• [WRITTEN REQUEST] Leave out the pictures, and return only the lines running from the one that contains "Recreate this image" to the one that contains "from matplotlib.patches import Rectangle", both included, exactly as they appear.

----

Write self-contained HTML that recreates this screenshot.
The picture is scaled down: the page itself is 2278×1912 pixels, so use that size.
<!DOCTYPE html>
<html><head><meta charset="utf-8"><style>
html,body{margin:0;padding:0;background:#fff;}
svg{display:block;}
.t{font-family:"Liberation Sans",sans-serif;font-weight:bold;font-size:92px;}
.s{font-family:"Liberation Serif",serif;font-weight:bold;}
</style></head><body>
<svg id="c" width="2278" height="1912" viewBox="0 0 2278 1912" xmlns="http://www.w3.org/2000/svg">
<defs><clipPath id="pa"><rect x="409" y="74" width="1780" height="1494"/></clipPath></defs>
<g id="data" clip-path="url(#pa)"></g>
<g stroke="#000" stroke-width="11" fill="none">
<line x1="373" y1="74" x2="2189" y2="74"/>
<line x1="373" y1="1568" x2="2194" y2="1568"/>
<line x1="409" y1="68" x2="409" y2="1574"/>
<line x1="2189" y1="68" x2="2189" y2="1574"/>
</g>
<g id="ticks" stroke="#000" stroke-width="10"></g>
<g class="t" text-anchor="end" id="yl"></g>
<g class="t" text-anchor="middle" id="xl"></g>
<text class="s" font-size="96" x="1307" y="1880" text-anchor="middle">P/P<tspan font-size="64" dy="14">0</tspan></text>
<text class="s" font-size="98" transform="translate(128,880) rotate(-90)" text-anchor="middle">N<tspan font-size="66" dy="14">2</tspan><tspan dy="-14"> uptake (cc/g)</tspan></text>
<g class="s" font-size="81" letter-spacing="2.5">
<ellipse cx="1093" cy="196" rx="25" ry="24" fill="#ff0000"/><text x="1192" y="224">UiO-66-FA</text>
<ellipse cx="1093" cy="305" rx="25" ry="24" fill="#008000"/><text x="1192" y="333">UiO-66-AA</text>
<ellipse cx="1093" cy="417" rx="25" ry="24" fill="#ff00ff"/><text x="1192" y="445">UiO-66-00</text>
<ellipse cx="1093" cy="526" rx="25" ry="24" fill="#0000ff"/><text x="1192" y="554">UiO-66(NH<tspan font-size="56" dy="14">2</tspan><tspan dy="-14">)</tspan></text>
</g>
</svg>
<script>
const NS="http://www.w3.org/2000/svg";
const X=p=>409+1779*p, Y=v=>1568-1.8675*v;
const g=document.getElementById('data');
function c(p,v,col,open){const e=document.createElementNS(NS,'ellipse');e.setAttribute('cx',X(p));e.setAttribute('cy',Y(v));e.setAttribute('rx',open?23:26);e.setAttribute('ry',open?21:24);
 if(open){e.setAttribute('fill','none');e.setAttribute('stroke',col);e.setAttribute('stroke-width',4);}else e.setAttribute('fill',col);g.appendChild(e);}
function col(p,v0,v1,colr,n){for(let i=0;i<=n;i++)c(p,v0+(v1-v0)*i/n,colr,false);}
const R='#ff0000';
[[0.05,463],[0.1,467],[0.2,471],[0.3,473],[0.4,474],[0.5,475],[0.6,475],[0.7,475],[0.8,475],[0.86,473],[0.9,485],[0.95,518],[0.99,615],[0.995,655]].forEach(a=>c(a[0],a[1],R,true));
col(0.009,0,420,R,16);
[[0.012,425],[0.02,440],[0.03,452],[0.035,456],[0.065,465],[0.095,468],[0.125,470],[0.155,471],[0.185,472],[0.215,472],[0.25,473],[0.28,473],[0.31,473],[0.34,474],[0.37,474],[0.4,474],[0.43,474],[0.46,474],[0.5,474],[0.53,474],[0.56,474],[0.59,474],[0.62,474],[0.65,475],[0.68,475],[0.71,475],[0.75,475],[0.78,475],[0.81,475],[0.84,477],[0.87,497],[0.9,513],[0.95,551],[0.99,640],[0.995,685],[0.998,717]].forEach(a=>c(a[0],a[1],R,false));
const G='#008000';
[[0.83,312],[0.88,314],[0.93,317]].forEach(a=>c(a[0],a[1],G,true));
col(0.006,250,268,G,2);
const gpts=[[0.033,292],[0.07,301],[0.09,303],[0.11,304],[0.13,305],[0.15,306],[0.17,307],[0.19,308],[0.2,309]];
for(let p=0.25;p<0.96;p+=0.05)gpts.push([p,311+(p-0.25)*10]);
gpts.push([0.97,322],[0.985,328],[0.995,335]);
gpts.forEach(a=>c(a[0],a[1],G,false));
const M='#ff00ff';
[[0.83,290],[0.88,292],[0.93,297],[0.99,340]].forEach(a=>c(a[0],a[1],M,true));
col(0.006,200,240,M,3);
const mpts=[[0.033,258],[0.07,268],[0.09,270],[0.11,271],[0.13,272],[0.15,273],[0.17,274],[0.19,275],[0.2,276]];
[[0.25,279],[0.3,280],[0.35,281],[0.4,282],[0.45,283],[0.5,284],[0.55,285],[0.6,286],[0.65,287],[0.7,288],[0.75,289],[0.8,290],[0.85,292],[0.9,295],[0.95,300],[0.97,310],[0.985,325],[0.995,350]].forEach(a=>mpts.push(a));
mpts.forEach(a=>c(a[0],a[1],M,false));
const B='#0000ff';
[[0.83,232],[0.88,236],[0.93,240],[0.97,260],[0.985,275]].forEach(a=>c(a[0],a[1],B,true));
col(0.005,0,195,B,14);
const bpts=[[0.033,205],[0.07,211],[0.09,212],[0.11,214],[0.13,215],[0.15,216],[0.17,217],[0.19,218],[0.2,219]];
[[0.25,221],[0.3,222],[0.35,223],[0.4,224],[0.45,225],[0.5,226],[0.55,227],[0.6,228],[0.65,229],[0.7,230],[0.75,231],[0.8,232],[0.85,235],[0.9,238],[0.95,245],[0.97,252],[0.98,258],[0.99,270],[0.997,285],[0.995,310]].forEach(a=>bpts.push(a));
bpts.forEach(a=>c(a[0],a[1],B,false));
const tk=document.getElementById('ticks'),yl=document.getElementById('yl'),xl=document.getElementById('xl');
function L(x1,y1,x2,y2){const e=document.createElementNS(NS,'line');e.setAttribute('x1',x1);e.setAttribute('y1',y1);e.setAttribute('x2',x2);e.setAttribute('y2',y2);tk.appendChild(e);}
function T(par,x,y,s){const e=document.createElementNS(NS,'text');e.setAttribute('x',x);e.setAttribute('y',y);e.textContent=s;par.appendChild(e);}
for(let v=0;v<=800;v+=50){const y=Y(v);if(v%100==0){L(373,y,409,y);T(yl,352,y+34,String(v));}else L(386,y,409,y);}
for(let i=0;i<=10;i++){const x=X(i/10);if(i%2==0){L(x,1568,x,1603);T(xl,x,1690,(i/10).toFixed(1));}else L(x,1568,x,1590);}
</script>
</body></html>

----

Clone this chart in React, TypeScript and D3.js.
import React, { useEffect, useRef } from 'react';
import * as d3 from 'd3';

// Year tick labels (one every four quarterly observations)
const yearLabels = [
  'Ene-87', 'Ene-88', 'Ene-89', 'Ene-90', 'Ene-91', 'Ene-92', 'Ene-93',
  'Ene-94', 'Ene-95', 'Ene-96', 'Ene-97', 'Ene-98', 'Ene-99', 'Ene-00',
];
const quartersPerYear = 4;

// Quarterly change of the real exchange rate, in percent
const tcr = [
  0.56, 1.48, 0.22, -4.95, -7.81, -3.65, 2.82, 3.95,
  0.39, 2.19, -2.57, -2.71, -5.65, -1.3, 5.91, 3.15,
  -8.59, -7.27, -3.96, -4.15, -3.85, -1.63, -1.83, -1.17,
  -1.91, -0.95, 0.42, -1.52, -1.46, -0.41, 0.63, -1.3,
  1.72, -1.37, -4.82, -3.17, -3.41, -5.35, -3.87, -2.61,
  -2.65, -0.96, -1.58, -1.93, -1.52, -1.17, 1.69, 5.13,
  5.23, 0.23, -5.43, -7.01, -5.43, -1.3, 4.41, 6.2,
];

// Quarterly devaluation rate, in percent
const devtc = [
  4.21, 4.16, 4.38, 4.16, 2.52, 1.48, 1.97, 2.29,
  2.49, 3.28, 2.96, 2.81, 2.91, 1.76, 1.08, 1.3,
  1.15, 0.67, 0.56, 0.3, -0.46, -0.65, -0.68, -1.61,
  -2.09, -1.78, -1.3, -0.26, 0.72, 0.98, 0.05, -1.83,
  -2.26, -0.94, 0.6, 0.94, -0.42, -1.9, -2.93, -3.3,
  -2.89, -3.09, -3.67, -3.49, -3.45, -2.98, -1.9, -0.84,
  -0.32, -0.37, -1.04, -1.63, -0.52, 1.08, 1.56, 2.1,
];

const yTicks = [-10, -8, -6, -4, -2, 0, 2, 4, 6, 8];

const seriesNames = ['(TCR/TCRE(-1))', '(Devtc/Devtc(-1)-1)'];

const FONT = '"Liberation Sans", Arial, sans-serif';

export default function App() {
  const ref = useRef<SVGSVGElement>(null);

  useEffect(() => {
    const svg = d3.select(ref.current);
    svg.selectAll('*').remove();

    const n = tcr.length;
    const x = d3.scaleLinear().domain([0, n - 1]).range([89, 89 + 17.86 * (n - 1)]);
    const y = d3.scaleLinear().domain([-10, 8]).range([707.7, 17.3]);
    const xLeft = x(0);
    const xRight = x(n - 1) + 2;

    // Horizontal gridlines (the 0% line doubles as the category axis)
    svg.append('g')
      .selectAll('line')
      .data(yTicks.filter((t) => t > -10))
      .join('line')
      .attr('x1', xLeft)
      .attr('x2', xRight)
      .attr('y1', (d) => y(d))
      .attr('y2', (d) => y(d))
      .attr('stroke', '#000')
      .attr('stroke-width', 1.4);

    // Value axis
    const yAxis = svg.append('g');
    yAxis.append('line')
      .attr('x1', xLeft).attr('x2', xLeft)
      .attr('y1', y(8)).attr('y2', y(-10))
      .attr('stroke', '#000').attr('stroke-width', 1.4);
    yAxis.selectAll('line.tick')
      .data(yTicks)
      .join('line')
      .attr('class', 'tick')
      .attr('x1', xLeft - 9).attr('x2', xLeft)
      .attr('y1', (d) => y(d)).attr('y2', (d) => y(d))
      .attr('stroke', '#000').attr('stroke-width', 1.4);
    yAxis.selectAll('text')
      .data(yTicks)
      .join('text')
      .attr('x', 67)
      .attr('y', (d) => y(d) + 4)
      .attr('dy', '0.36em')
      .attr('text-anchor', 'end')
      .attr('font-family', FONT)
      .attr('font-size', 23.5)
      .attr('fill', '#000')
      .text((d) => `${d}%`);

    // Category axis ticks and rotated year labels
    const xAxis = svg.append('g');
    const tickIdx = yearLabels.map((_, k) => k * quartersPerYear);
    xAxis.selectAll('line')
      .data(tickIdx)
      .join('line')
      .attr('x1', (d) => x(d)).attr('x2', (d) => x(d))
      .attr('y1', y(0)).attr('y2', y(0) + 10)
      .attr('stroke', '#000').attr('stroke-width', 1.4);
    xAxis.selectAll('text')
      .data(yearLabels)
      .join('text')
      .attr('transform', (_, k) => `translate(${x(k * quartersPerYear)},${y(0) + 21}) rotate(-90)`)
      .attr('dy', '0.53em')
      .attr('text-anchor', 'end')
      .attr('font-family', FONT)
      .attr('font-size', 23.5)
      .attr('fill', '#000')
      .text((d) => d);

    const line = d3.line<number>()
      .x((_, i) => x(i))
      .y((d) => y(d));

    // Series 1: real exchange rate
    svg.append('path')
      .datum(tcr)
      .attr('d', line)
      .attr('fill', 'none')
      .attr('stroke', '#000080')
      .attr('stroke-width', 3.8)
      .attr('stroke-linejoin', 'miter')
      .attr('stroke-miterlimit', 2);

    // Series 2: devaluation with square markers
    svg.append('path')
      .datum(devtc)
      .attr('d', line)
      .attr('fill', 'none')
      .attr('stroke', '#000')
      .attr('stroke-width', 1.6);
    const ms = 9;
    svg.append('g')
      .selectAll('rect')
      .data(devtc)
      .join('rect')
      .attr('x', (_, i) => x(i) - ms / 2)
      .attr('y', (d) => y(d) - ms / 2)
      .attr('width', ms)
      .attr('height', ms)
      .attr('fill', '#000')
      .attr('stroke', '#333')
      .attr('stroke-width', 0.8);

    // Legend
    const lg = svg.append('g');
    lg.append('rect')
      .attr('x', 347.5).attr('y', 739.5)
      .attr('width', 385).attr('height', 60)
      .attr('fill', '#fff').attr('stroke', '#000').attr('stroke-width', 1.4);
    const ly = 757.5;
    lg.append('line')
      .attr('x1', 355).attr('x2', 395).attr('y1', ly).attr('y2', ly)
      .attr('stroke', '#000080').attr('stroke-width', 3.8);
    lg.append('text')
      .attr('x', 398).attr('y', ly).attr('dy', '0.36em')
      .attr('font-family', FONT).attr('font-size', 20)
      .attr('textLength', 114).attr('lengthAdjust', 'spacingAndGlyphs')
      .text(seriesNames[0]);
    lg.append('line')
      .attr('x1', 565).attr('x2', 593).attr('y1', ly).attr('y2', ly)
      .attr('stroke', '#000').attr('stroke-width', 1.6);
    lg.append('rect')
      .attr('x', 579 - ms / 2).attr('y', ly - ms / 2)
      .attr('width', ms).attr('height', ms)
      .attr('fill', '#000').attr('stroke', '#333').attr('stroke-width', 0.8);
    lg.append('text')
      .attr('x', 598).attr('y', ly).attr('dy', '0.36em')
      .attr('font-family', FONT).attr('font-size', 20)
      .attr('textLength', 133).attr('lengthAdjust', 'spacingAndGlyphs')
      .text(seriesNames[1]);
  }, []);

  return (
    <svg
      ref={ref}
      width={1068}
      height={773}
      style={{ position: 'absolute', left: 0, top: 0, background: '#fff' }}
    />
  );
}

----

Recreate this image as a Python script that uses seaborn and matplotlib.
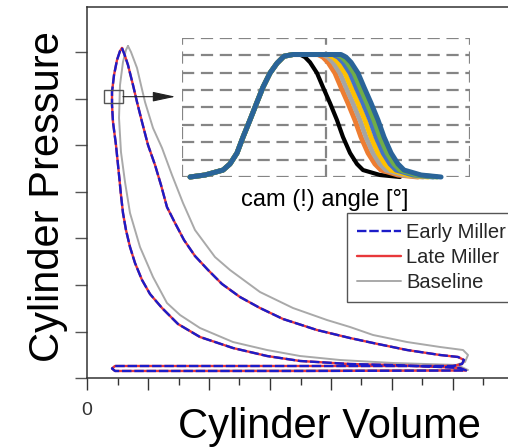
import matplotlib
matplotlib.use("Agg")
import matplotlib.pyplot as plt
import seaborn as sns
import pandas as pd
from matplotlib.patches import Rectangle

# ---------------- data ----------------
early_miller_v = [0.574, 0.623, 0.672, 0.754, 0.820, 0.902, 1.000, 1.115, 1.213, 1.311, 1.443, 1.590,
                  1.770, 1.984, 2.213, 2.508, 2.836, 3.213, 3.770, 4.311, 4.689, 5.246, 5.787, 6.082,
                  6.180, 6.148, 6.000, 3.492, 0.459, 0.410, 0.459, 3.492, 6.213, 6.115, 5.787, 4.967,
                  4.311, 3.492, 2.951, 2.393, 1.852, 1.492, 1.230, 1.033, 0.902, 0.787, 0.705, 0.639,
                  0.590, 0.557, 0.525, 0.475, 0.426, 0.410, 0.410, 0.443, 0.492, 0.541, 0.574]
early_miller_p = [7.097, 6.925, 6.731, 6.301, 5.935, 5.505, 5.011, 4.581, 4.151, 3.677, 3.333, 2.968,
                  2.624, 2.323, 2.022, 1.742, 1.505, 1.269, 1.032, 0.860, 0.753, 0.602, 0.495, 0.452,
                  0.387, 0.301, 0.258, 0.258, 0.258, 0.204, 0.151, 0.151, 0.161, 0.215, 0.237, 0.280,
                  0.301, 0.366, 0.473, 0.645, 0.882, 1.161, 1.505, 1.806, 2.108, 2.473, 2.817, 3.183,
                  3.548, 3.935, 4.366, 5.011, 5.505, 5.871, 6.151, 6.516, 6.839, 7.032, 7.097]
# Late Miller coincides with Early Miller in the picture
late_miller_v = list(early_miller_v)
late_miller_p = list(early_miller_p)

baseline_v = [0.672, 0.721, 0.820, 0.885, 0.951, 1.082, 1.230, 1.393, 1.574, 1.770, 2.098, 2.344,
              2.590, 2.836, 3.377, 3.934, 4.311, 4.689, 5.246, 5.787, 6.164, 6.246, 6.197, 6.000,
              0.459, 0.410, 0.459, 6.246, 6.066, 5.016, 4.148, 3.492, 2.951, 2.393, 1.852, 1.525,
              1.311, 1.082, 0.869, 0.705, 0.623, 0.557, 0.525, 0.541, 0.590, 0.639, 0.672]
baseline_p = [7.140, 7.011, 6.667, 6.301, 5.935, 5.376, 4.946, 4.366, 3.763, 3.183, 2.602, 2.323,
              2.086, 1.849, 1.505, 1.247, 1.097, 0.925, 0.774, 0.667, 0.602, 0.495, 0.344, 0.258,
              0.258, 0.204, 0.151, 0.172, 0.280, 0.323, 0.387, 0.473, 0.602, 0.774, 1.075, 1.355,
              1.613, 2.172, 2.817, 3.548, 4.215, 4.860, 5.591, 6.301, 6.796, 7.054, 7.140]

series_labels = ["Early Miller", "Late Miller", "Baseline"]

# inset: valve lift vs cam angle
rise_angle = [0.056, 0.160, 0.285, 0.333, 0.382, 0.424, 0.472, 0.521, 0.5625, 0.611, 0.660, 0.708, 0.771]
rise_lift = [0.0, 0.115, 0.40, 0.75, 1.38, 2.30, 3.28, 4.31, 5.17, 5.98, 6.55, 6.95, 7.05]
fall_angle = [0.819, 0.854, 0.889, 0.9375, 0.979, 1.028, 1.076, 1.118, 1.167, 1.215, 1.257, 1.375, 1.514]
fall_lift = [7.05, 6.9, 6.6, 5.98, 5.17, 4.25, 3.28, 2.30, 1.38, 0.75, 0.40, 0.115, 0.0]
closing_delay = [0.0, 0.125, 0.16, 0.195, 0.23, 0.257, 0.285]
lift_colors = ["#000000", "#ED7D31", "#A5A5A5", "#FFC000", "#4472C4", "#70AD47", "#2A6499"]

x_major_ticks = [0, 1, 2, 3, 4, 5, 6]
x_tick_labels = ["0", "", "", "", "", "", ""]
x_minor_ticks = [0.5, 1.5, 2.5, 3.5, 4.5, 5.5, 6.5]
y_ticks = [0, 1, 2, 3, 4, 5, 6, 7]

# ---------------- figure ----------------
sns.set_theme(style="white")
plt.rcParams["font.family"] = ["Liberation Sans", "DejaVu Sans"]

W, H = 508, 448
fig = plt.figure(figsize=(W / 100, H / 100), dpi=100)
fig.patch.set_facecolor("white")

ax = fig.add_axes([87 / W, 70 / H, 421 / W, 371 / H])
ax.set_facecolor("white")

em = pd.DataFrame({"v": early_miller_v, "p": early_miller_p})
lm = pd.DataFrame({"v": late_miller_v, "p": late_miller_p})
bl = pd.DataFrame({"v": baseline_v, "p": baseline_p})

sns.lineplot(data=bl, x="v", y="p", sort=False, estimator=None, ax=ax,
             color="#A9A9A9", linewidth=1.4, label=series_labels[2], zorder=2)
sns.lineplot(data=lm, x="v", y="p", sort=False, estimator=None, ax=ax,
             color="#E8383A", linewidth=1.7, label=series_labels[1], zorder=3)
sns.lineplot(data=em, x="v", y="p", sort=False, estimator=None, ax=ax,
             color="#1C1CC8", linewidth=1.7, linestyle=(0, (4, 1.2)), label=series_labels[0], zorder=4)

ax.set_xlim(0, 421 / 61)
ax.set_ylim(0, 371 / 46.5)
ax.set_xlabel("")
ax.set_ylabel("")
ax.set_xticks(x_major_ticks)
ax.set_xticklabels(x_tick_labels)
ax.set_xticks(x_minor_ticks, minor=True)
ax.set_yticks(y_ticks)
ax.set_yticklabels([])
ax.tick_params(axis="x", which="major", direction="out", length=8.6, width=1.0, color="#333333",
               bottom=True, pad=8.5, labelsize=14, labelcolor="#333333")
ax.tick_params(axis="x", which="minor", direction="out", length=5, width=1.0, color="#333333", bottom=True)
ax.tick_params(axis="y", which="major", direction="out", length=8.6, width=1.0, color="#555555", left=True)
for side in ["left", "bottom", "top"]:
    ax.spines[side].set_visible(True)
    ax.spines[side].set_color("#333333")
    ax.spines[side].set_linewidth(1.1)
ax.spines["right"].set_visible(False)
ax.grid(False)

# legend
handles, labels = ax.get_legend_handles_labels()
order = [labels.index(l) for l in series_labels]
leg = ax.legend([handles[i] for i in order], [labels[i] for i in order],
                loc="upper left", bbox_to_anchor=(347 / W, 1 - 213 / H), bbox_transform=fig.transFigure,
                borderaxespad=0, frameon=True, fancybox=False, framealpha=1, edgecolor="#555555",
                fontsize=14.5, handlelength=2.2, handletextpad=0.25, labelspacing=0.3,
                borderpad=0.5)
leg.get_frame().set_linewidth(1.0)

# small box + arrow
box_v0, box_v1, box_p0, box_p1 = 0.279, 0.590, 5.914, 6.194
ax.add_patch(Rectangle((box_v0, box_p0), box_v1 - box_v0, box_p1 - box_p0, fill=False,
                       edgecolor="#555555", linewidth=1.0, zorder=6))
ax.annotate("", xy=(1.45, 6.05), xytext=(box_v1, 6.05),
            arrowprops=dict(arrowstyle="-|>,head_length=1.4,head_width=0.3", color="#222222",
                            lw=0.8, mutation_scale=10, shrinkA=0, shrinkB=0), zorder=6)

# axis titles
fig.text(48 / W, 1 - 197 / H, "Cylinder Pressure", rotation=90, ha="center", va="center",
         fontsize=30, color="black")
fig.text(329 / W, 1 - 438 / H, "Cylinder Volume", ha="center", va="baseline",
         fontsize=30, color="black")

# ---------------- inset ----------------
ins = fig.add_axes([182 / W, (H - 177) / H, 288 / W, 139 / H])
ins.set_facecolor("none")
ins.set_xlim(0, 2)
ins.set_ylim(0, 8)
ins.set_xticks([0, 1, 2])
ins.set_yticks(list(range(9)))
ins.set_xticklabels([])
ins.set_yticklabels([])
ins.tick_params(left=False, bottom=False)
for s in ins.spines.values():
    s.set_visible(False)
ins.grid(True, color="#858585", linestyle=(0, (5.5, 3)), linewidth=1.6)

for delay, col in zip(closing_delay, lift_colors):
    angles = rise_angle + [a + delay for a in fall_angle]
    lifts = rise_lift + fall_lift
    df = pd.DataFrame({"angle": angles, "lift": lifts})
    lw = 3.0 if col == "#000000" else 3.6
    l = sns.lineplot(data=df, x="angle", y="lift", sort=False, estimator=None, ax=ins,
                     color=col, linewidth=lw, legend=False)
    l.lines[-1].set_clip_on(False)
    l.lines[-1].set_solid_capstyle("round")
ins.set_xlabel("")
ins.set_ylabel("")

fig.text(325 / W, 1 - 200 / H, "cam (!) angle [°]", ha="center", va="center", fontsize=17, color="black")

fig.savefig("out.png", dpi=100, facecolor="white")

----

• [TASK ANSWER]
Recreate this image as a Python script that uses seaborn and matplotlib.
import matplotlib
matplotlib.use("Agg")
import matplotlib.pyplot as plt
import seaborn as sns
import pandas as pd
from matplotlib.patches import Rectangle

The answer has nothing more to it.